The Monroe Doctrine was pronounced during the administration of James Monroe (1817–1825). It was initially directed against European efforts to impose new colonies after the breakup of the Spanish Empire. But by the early 20th century it had been transformed into a doctrine that upheld the “right” of the United States alone to the imperialist domination of the people and resources of Latin America.

In a testament to hypocrisy, Harding declared, “The history of the generations since that doctrine was proclaimed has proved that we never intended it selfishly: that we had no dreams of exploitation.” The 20th century would, in fact, be characterized by the brutal realization of US imperialism’s dreams of the domination of Latin America both economically and militarily.

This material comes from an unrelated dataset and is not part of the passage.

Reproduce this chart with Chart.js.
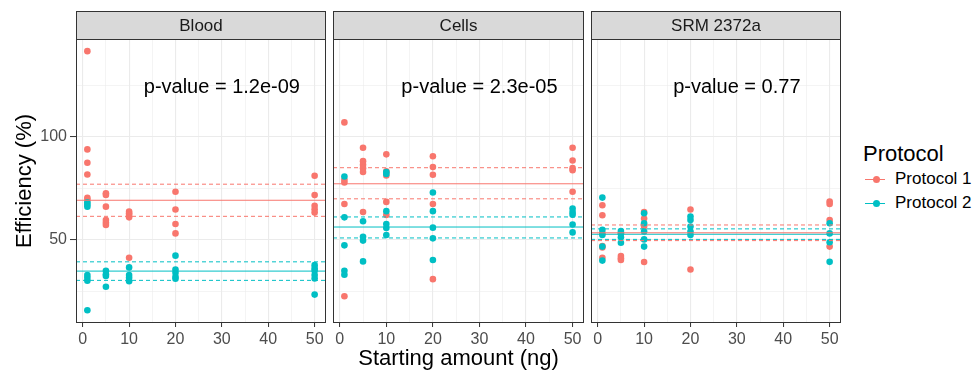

Harding continued, in a reference to the American intervention in Europe during the First World War, “The history of the last decade must certainly have convinced the world that we will stand to fight, if necessary, to protect this continent and these sturdy young democracies from oppression and tyranny.”

During the Harding administration, US troops were deployed in Haiti, Cuba, the Dominican Republic, Panama and Costa Rica, and had only been recently withdrawn from Mexico, Guatemala and Honduras.

Most of the Latin American states had sent representatives to the ceremony unveiling the statue of Bolivar. They enthusiastically applauded Harding’s remarks.